Charts and diagrams as code →
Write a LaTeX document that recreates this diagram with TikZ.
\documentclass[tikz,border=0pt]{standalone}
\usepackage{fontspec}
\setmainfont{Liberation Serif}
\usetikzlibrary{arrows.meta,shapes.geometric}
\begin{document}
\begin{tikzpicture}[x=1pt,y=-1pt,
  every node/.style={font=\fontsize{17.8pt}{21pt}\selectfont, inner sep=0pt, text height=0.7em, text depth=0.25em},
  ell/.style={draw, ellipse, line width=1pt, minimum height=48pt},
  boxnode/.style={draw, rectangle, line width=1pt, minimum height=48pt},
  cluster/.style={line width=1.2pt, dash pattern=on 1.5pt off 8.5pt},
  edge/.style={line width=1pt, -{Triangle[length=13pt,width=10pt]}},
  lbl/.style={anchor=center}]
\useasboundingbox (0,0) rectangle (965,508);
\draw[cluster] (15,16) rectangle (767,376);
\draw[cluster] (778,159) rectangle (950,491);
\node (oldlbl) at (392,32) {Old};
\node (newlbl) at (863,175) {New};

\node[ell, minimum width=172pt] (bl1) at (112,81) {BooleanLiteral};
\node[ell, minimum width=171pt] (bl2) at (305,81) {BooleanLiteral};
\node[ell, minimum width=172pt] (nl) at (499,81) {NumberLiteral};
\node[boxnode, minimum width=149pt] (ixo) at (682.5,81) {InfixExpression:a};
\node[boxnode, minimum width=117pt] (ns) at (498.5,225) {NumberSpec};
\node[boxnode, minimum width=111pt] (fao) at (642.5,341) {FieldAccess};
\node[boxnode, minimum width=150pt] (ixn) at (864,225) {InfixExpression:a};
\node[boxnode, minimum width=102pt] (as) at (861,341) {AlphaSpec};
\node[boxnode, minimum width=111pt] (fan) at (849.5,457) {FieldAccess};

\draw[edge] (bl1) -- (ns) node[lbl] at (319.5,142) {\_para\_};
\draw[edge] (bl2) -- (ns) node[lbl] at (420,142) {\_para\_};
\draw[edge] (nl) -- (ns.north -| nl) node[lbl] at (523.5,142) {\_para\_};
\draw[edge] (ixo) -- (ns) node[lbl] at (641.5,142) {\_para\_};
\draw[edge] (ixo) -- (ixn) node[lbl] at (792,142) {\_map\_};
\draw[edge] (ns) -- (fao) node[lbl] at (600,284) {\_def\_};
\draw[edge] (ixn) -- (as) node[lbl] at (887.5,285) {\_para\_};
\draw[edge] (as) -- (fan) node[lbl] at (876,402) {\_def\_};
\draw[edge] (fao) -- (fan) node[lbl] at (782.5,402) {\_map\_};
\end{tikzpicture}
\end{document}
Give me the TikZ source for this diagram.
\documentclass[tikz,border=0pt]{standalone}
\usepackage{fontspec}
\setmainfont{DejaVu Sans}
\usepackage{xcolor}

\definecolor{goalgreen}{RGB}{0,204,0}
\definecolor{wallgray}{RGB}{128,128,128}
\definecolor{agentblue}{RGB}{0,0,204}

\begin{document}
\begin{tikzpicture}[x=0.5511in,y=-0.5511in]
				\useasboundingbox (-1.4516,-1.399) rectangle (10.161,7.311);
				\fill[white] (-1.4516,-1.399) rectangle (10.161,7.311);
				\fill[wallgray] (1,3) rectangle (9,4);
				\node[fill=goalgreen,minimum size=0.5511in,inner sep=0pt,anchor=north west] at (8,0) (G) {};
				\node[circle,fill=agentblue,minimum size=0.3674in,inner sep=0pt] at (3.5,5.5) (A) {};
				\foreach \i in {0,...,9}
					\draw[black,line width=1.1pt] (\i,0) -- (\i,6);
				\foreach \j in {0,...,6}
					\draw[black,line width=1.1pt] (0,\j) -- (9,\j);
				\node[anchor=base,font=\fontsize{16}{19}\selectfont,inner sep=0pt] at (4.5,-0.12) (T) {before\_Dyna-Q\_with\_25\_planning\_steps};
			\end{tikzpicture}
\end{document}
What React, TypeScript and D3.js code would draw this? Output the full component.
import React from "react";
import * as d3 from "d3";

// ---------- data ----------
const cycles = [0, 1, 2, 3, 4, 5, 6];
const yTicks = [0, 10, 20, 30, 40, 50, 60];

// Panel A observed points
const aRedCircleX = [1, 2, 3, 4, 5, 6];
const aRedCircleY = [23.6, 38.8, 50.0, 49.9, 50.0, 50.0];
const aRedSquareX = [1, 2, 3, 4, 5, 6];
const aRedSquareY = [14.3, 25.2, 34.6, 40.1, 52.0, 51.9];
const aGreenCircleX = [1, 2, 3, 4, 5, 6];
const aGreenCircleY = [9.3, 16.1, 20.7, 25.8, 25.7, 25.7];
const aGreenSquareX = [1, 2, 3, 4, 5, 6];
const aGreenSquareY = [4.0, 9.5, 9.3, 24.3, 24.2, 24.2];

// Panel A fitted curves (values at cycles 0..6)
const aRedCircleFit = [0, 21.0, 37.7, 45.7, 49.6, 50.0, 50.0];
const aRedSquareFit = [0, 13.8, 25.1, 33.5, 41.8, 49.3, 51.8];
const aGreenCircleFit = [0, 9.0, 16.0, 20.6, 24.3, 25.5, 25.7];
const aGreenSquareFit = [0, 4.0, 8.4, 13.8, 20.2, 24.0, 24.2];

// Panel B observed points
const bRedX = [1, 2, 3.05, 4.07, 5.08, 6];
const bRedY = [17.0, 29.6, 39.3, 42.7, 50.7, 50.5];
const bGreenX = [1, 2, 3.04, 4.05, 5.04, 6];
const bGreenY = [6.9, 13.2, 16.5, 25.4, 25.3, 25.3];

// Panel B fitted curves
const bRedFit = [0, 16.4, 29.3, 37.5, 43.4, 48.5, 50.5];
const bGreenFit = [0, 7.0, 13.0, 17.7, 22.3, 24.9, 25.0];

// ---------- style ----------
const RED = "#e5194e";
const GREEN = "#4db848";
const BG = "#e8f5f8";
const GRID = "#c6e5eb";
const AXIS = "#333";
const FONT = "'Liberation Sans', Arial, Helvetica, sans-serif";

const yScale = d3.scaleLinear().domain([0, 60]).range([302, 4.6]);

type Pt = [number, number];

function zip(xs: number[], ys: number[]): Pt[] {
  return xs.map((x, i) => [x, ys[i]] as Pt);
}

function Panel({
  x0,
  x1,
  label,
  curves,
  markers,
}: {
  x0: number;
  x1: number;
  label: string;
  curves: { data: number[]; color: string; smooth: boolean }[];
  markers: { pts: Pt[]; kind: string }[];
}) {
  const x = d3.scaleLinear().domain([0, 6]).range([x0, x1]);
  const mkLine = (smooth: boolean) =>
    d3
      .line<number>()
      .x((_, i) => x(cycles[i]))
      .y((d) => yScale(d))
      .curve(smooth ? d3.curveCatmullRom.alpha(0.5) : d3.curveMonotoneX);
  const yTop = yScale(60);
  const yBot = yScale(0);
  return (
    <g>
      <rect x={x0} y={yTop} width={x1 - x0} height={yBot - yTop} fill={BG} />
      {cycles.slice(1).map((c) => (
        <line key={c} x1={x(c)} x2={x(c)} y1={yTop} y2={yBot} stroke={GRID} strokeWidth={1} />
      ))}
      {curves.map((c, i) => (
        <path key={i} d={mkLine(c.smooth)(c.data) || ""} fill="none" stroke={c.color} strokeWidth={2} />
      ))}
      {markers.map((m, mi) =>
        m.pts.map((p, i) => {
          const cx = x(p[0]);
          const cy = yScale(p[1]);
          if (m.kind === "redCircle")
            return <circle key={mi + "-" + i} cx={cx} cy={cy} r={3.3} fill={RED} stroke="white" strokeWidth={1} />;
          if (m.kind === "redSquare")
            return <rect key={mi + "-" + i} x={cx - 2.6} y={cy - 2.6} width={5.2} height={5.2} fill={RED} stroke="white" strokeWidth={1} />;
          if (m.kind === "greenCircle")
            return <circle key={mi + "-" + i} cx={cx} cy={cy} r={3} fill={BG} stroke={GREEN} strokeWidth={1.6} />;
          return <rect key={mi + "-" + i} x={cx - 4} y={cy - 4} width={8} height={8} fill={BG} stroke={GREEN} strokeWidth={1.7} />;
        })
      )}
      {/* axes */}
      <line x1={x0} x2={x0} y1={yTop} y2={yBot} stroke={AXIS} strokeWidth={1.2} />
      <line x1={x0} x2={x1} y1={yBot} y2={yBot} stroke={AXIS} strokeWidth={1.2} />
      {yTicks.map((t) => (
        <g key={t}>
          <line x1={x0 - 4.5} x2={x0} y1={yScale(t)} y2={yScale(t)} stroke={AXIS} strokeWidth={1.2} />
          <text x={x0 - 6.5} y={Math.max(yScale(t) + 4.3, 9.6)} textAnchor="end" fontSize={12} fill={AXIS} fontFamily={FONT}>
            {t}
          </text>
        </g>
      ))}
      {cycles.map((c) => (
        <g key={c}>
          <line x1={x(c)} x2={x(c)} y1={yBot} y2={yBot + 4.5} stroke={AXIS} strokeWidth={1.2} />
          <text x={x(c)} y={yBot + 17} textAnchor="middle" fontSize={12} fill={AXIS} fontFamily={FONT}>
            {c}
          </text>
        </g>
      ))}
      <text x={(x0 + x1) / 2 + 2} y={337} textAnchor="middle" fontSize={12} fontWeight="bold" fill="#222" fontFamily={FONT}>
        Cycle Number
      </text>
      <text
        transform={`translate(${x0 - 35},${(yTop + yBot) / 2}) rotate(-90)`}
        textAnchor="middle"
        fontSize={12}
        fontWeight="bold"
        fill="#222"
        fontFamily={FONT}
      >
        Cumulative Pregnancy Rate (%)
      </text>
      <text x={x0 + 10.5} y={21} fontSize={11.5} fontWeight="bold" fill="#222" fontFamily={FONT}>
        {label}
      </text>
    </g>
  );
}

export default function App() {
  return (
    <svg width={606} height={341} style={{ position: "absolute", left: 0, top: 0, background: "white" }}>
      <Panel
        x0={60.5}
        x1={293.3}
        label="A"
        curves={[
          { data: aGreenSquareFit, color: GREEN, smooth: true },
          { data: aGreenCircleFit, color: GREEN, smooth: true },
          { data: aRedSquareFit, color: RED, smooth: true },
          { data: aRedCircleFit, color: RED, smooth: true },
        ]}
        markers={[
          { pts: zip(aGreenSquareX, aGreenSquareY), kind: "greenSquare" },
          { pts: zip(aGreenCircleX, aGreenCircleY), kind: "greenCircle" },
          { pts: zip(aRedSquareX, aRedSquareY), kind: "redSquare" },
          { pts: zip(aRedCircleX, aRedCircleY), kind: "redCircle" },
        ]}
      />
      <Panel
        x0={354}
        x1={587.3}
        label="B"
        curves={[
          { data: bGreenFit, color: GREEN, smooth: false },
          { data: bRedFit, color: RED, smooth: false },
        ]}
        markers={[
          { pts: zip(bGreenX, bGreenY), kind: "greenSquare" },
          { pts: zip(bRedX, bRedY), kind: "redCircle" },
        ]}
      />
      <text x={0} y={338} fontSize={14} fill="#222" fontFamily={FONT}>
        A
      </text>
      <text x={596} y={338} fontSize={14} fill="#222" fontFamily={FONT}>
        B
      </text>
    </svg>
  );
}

TASK GOAL → In how many lines of the data does the string "React" appear? Give only the number.

EXPECTED ANSWER → 2